> _Brief_: From the records below, please print only the lines from the one containing "Write a component" through the one containing "80, 90, 100];", both included. Skip the pictures.

* Start Data for this exercise *

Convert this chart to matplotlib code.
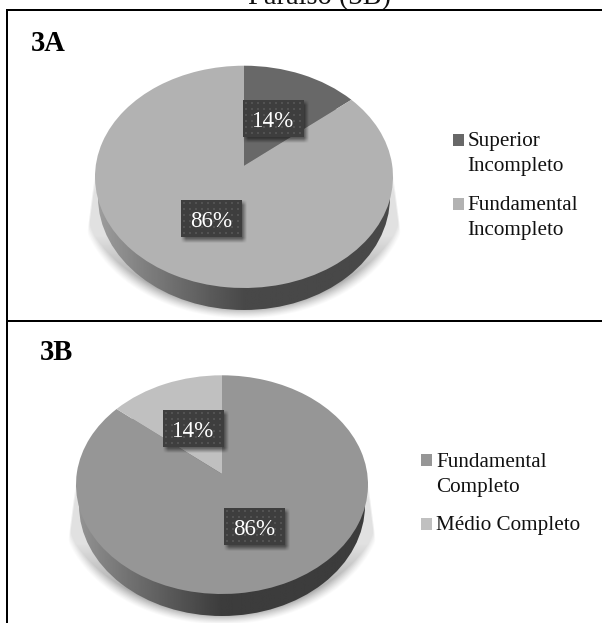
import numpy as np
import matplotlib
matplotlib.use("Agg")
import matplotlib.pyplot as plt
from matplotlib.patches import Ellipse, Rectangle
from matplotlib.transforms import Transform

DPI = 100
plt.rcParams["font.family"] = ["Liberation Serif", "DejaVu Serif"]

# Education level shares for each group
labels_a = ["Superior\nIncompleto", "Fundamental\nIncompleto"]
values_a = [14, 86]
colors_a = ["#686868", "#b2b2b2"]

labels_b = ["Fundamental\nCompleto", "Médio Completo"]
values_b = [86, 14]
colors_b = ["#969696", "#c0c0c0"]


def pt(px):
    return px * 72 / DPI


class TiltedDisc(Transform):
    """Perspective mapping of the unit disc onto a tilted pie face (pixel space, y down)."""
    input_dims = 2
    output_dims = 2
    has_inverse = False

    def __init__(self, cx, apex_y, top_y, bottom_y, half_width):
        super().__init__()
        up, down = apex_y - top_y, bottom_y - apex_y
        self.k = (down - up) / (down + up)
        self.b = up * (1 + self.k)
        self.a = half_width * np.sqrt(1 - self.k ** 2)
        self.cx, self.apex_y = cx, apex_y

    def transform_non_affine(self, values):
        values = np.asarray(values, dtype=float)
        w = 1 + self.k * values[:, 1]
        return np.column_stack([self.cx + self.a * values[:, 0] / w,
                                self.apex_y - self.b * values[:, 1] / w])


fig = plt.figure(figsize=(602 / DPI, 623 / DPI), dpi=DPI, facecolor="white")
ax = fig.add_axes([0, 0, 1, 1])


def draw_shadow(cx, half_width, wall_cy, wall_ry, flank_top):
    xs = np.arange(cx - half_width - 30, cx + half_width + 30)
    ys = np.arange(flank_top - 5, wall_cy + wall_ry + 14)
    X, Y = np.meshgrid(xs + 0.5, ys + 0.5)
    d = np.hypot((X - cx) / (half_width + 16), (Y - wall_cy) / (wall_ry + 9))
    ground = np.clip((1 - d) / 0.10, 0, 1) ** 1.3 * 0.42
    # the ground shadow deepens towards the bottom of the disc
    cap = 0.13 + 0.29 * np.clip((Y - (wall_cy + 38)) / 60, 0, 1)
    # pale straight flanks rising beside the wall
    reach = half_width + (Y - flank_top) * 0.13
    reach = np.where(Y < wall_cy + 38, reach, 1000)
    edge = np.clip((reach - np.abs(X - cx)) / 2, 0, 1)
    rise = np.clip((Y - flank_top) / 22, 0, 1)
    rgba = np.zeros(X.shape + (4,))
    rgba[..., :3] = 0.1
    rgba[..., 3] = np.minimum(ground + 0.13 * (Y < wall_cy), cap) * edge * rise
    ax.imshow(rgba, extent=(xs[0], xs[-1] + 1, ys[-1] + 1, ys[0]),
              aspect="auto", interpolation="bilinear", zorder=1)


def draw_wall(cx, wall_cy, wall_rx, wall_ry, side_light, side_dark):
    shape = Ellipse((cx, wall_cy), 2 * wall_rx, 2 * wall_ry, fc="none", ec="none", zorder=2)
    ax.add_patch(shape)
    xs = np.linspace(cx - wall_rx, cx + wall_rx, 300)
    t = np.clip((xs - (cx - wall_rx)) / wall_rx, 0, 1)
    grey = side_light + (side_dark - side_light) * t ** 0.9
    im = ax.imshow(grey[None, :], extent=(cx - wall_rx, cx + wall_rx,
                                          wall_cy + wall_ry, wall_cy - wall_ry),
                   cmap="gray", vmin=0, vmax=1, aspect="auto", zorder=2)
    im.set_clip_path(shape)


def draw_face(values, colors, projection):
    wedges, _ = ax.pie(values, colors=colors, startangle=90, counterclock=False,
                       radius=1, center=(0, 0))
    for w in wedges:
        w.set_transform(projection + ax.transData)
        w.set_zorder(3)
        w.set_edgecolor("none")


def draw_value_box(text, left, top, width=61, height=37):
    # soft drop shadow, offset down and to the right
    m = 8
    xs = np.arange(left - m, left + width + 2 * m)
    ys = np.arange(top - m, top + height + 2 * m)
    X, Y = np.meshgrid(xs + 0.5, ys + 0.5)
    rx = np.clip((X - left) / 5, 0, 1) * np.clip((left + width + 5 - X) / 5, 0, 1)
    ry = np.clip((Y - top) / 5, 0, 1) * np.clip((top + height + 6 - Y) / 5, 0, 1)
    rgba = np.zeros(X.shape + (4,))
    rgba[..., 3] = 0.5 * rx * ry
    ax.imshow(rgba, extent=(xs[0], xs[-1] + 1, ys[-1] + 1, ys[0]), aspect="auto",
              interpolation="bilinear", zorder=4)
    ax.add_patch(Rectangle((left, top), width, height, fc="#3e3e3e", ec="none", zorder=5))
    gx, gy = np.meshgrid(np.arange(left + 3, left + width, 6),
                         np.arange(top + 3, top + height, 6))
    ax.scatter(gx.ravel(), gy.ravel(), s=2.0, marker="s", c="#525252", linewidths=0, zorder=6)
    ax.text(left + width / 2, top + height - 10, text, color="white", ha="center",
            va="baseline", fontsize=pt(23), zorder=7)


def draw_legend(labels, colors, square_x, text_x, square_tops, first_baselines):
    for label, color, sq, base in zip(labels, colors, square_tops, first_baselines):
        ax.add_patch(Rectangle((square_x, sq), 11, 11.5, fc=color, ec="none", zorder=3))
        for i, line in enumerate(label.split("\n")):
            ax.text(text_x, base + i * 25, line, fontsize=pt(21.2), color="#111111",
                    ha="left", va="baseline", zorder=3)


# Panel 3A
draw_shadow(244, 149, 197, 113, 170)
draw_wall(244, 197, 146, 113, 0.62, 0.285)
draw_face(values_a, colors_a, TiltedDisc(244, 165.7, 65.7, 288, 149))
draw_value_box(f"{values_a[0]}%", 243, 100)
draw_value_box(f"{values_a[1]}%", 181, 200)
draw_legend(labels_a, colors_a, 453, 467.5, [134, 198], [146, 210])
ax.text(31, 51, "3A", fontsize=pt(28.5), fontweight="bold", color="black", va="baseline")

# Panel 3B
draw_shadow(222, 146, 505, 111, 478)
draw_wall(222, 505, 143, 111, 0.58, 0.235)
draw_face(values_b, colors_b, TiltedDisc(222, 474, 375.3, 594, 146))
draw_value_box(f"{values_b[1]}%", 163, 410)
draw_value_box(f"{values_b[0]}%", 224, 508)
draw_legend(labels_b, colors_b, 421, 436, [454, 518], [467, 530])
ax.text(40, 360.5, "3B", fontsize=pt(28.5), fontweight="bold", color="black", va="baseline")

# Caption running off the top edge, and the table rules
ax.text(320, 4, "Paraíso (3B)", fontsize=pt(28.5), color="#111111", ha="center",
        va="baseline", zorder=8)
ax.plot([7, 7], [9, 623], color="black", lw=pt(2), solid_capstyle="butt", zorder=9)
ax.plot([6, 602], [10, 10], color="black", lw=pt(2), solid_capstyle="butt", zorder=9)
ax.plot([6, 602], [321, 321], color="black", lw=pt(2), solid_capstyle="butt", zorder=9)

ax.set_aspect("auto")
ax.set_xlim(0, 602)
ax.set_ylim(623, 0)
ax.axis("off")
fig.savefig("out.png", dpi=DPI, facecolor="white")
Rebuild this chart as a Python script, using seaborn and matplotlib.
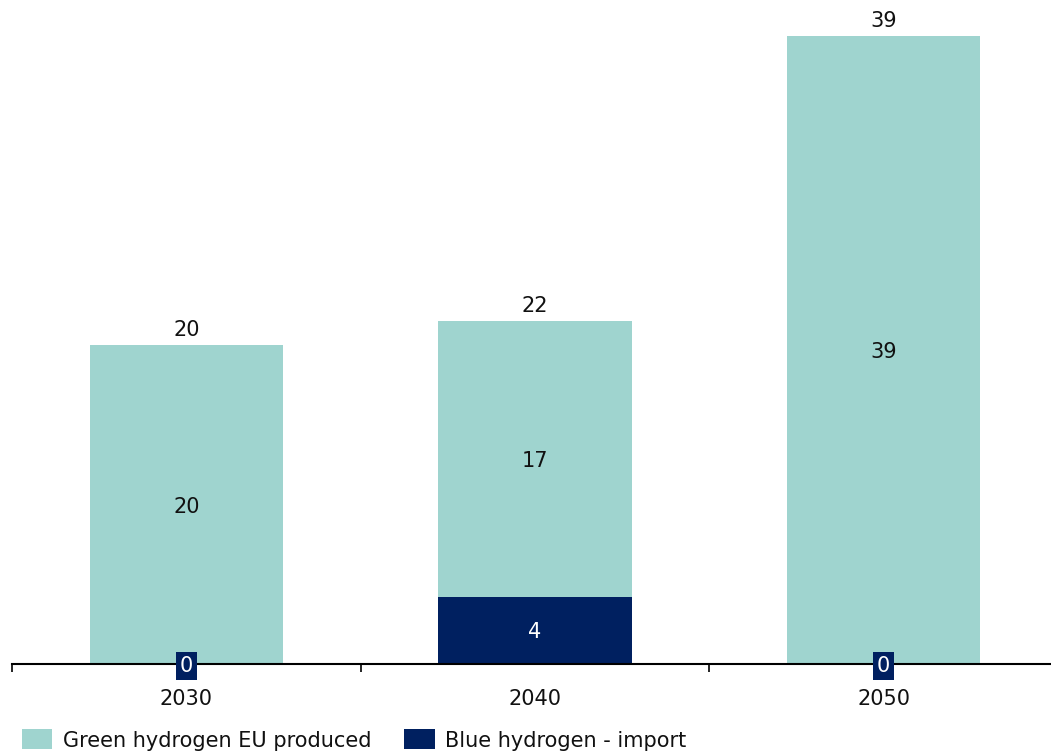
import numpy as np
import pandas as pd
import matplotlib
matplotlib.use("Agg")
import matplotlib.pyplot as plt
import seaborn as sns
from matplotlib.patches import Patch

# data
years = ["2030", "2040", "2050"]
green = [19.9, 17.2, 39.2]
blue = [0.0, 4.2, 0.0]
green_labels = ["20", "17", "39"]
blue_labels = ["0", "4", "0"]
total_labels = ["20", "22", "39"]

GREEN = "#9fd4cf"
NAVY = "#002060"

sns.set_theme(style="white")
plt.rcParams['font.family'] = ['DejaVu Sans']

df = pd.DataFrame({"year": years, "green": green, "blue": blue})
df["total"] = df["green"] + df["blue"]

fig = plt.figure(figsize=(10.51, 7.55), dpi=100)
ax = fig.add_axes([12 / 1051, 91 / 755, 1046 / 1051, 664 / 755])

sns.barplot(data=df, x="year", y="total", color=GREEN, width=0.555,
            saturation=1, linewidth=0, ax=ax)
sns.barplot(data=df, x="year", y="blue", color=NAVY, width=0.555,
            saturation=1, linewidth=0, ax=ax)

ax.set_xlim(-0.5, 2.5)
ax.set_ylim(0, 41.45)
ax.set_xlabel("")
ax.set_ylabel("")
ax.set_yticks([])
for s in ["top", "left", "right"]:
    ax.spines[s].set_visible(False)
ax.spines["bottom"].set_color("black")
ax.spines["bottom"].set_linewidth(1.5)

fs = 15
ax.set_xticks(range(len(years)))
ax.set_xticklabels(years, fontsize=fs, color="#111111")
ax.tick_params(axis="x", which="major", length=0, pad=18)
ax.set_xticks([-0.5, 0.5, 1.5, 2.5], minor=True)
ax.tick_params(axis="x", which="minor", bottom=True, direction="out",
               length=6, width=1.2, color="black")

for i in range(len(years)):
    b = df["blue"][i]
    t = df["total"][i]
    # blue segment labels
    if b > 0:
        ax.text(i, b / 2, blue_labels[i], ha="center", va="center_baseline",
                fontsize=fs, color="white")
    else:
        ax.text(i, 0, blue_labels[i], ha="center", va="center_baseline",
                fontsize=fs, color="white", zorder=5,
                bbox=dict(boxstyle="square,pad=0.2", fc=NAVY, ec="none"))
    # green segment labels
    ax.text(i, b + df["green"][i] / 2, green_labels[i], ha="center",
            va="center_baseline", fontsize=fs, color="#111111")
    # totals
    ax.text(i, t + 0.3, total_labels[i], ha="center", va="bottom",
            fontsize=fs, color="#111111")

handles = [Patch(facecolor=GREEN, edgecolor="none", label="Green hydrogen EU produced"),
           Patch(facecolor=NAVY, edgecolor="none", label="Blue hydrogen - import")]
fig.legend(handles=handles, loc="center left", bbox_to_anchor=(22 / 1051, 15 / 755),
           ncol=2, frameon=False, fontsize=fs, handlelength=1.45,
           handleheight=1.1, handletextpad=0.5, columnspacing=1.6,
           borderaxespad=0, borderpad=0, labelcolor="#111111")

fig.savefig("out.png", dpi=100)
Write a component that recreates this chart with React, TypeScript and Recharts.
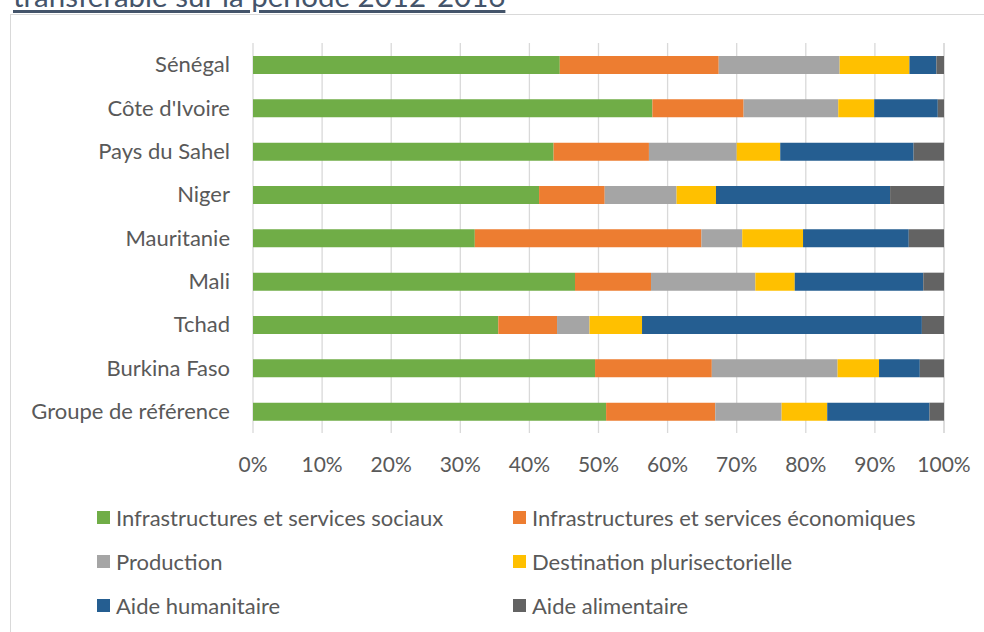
import React from "react";
import {
  BarChart,
  Bar,
  XAxis,
  YAxis,
  CartesianGrid,
} from "recharts";

const countries = [
  "Sénégal",
  "Côte d'Ivoire",
  "Pays du Sahel",
  "Niger",
  "Mauritanie",
  "Mali",
  "Tchad",
  "Burkina Faso",
  "Groupe de référence",
];

// shares in % per country, same order as countries
const sociaux = [44.4, 57.8, 43.5, 41.4, 32.1, 46.6, 35.5, 49.5, 51.1];
const economiques = [23.0, 13.2, 13.8, 9.5, 32.8, 11.0, 8.5, 16.9, 15.8];
const production = [17.5, 13.7, 12.7, 10.4, 5.9, 15.1, 4.7, 18.2, 9.6];
const pluri = [10.1, 5.2, 6.3, 5.7, 8.8, 5.7, 7.6, 6.0, 6.6];
const humanitaire = [3.9, 9.2, 19.3, 25.2, 15.3, 18.6, 40.5, 5.9, 14.8];
const alimentaire = [1.1, 0.9, 4.4, 7.8, 5.1, 3.0, 3.2, 3.5, 2.1];

const xTicks = [0, 10, 20, 30, 40, 50, 60, 70, 80, 90, 100];

const series = [
  { key: "sociaux", name: "Infrastructures et services sociaux", values: sociaux, color: "#70AD47" },
  { key: "economiques", name: "Infrastructures et services économiques", values: economiques, color: "#ED7D31" },
  { key: "production", name: "Production", values: production, color: "#A5A5A5" },
  { key: "pluri", name: "Destination plurisectorielle", values: pluri, color: "#FFC000" },
  { key: "humanitaire", name: "Aide humanitaire", values: humanitaire, color: "#255E91" },
  { key: "alimentaire", name: "Aide alimentaire", values: alimentaire, color: "#636363" },
];

const data = countries.map((name, i) => {
  const row: Record<string, string | number> = { name };
  series.forEach((s) => {
    row[s.key] = s.values[i];
  });
  return row;
});

const FONT = "Lato, 'Noto Sans', sans-serif";
const TEXT = "#595959";

const App: React.FC = () => {
  return (
    <div
      style={{
        position: "absolute",
        left: 0,
        top: 0,
        width: 984,
        height: 632,
        overflow: "hidden",
        background: "#fff",
        fontFamily: FONT,
      }}
    >
      {/* title, clipped by the top of the page as in the source */}
      <div
        style={{
          position: "absolute",
          left: 13,
          top: -19,
          fontSize: 29.5,
          lineHeight: "30px",
          color: "#44546A",
          whiteSpace: "nowrap",
          textDecoration: "underline",
          textDecorationThickness: "3px",
          textUnderlineOffset: "3px",
        }}
      >
        transférable sur la période 2012-2016
      </div>

      {/* chart frame */}
      <div
        style={{
          position: "absolute",
          left: 10,
          top: 14,
          width: 1100,
          height: 800,
          border: "1px solid #D9D9D9",
        }}
      />

      <div style={{ position: "absolute", left: 0, top: 0 }}>
        <BarChart
          width={984}
          height={632}
          data={data}
          layout="vertical"
          margin={{ top: 43, right: 40, bottom: 169, left: 0 }}
          barSize={18}
        >
          <CartesianGrid horizontal={false} stroke="#D9D9D9" strokeWidth={1.3} />
          <XAxis
            type="number"
            domain={[0, 100]}
            ticks={xTicks}
            tickFormatter={(v: number) => `${v}%`}
            axisLine={false}
            tickLine={false}
            tickSize={0}
            tickMargin={24}
            height={30}
            interval={0}
            tick={{ fill: TEXT, fontSize: 21, fontFamily: FONT }}
          />
          <YAxis
            type="category"
            dataKey="name"
            width={253}
            axisLine={false}
            tickLine={false}
            tickSize={0}
            tickMargin={23}
            interval={0}
            tick={{ fill: TEXT, fontSize: 22, fontFamily: FONT }}
          />
          {series.map((s) => (
            <Bar
              key={s.key}
              dataKey={s.key}
              name={s.name}
              stackId="a"
              fill={s.color}
              isAnimationActive={false}
            />
          ))}
        </BarChart>
      </div>

      {/* legend */}
      <div
        style={{
          position: "absolute",
          left: 97,
          top: 495,
          display: "grid",
          gridTemplateColumns: "416px 416px",
          rowGap: 0,
        }}
      >
        {series.map((s) => (
          <div
            key={s.key}
            style={{
              display: "flex",
              alignItems: "center",
              height: 44,
              fontSize: 22,
              color: TEXT,
              whiteSpace: "nowrap",
            }}
          >
            <span
              style={{
                display: "inline-block",
                width: 13,
                height: 13,
                background: s.color,
                marginRight: 6,
              }}
            />
            {s.name}
          </div>
        ))}
      </div>
    </div>
  );
};

export default App;
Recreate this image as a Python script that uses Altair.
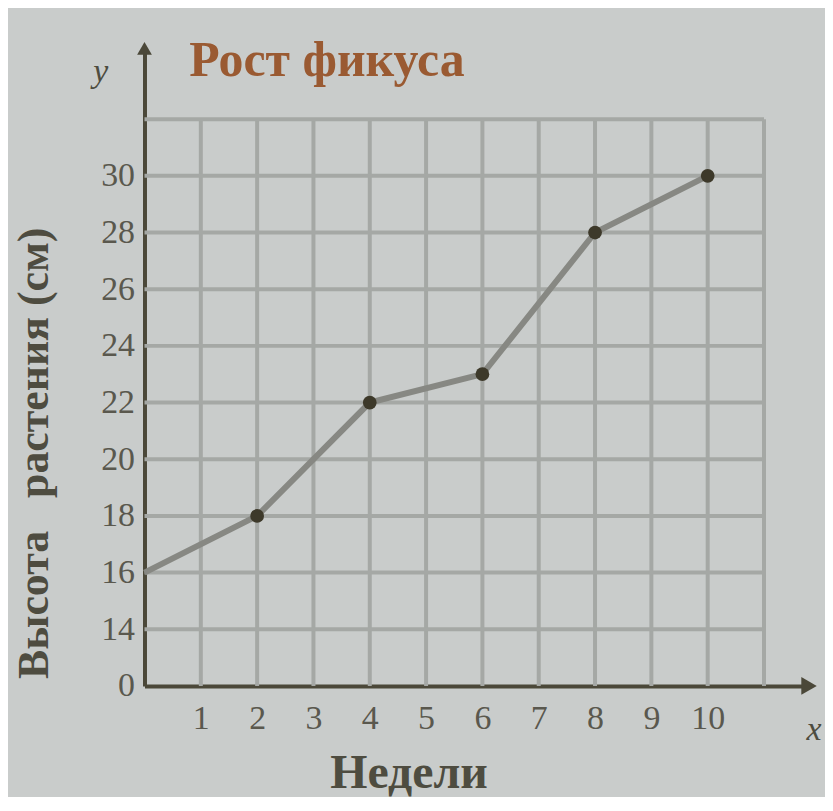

* End Data for this exercise *

> _Full response_:
Write a component that recreates this chart with React, TypeScript and Recharts.
import React from "react";
import {
  BarChart,
  Bar,
  XAxis,
  YAxis,
  CartesianGrid,
} from "recharts";

const countries = [
  "Sénégal",
  "Côte d'Ivoire",
  "Pays du Sahel",
  "Niger",
  "Mauritanie",
  "Mali",
  "Tchad",
  "Burkina Faso",
  "Groupe de référence",
];

// shares in % per country, same order as countries
const sociaux = [44.4, 57.8, 43.5, 41.4, 32.1, 46.6, 35.5, 49.5, 51.1];
const economiques = [23.0, 13.2, 13.8, 9.5, 32.8, 11.0, 8.5, 16.9, 15.8];
const production = [17.5, 13.7, 12.7, 10.4, 5.9, 15.1, 4.7, 18.2, 9.6];
const pluri = [10.1, 5.2, 6.3, 5.7, 8.8, 5.7, 7.6, 6.0, 6.6];
const humanitaire = [3.9, 9.2, 19.3, 25.2, 15.3, 18.6, 40.5, 5.9, 14.8];
const alimentaire = [1.1, 0.9, 4.4, 7.8, 5.1, 3.0, 3.2, 3.5, 2.1];

const xTicks = [0, 10, 20, 30, 40, 50, 60, 70, 80, 90, 100];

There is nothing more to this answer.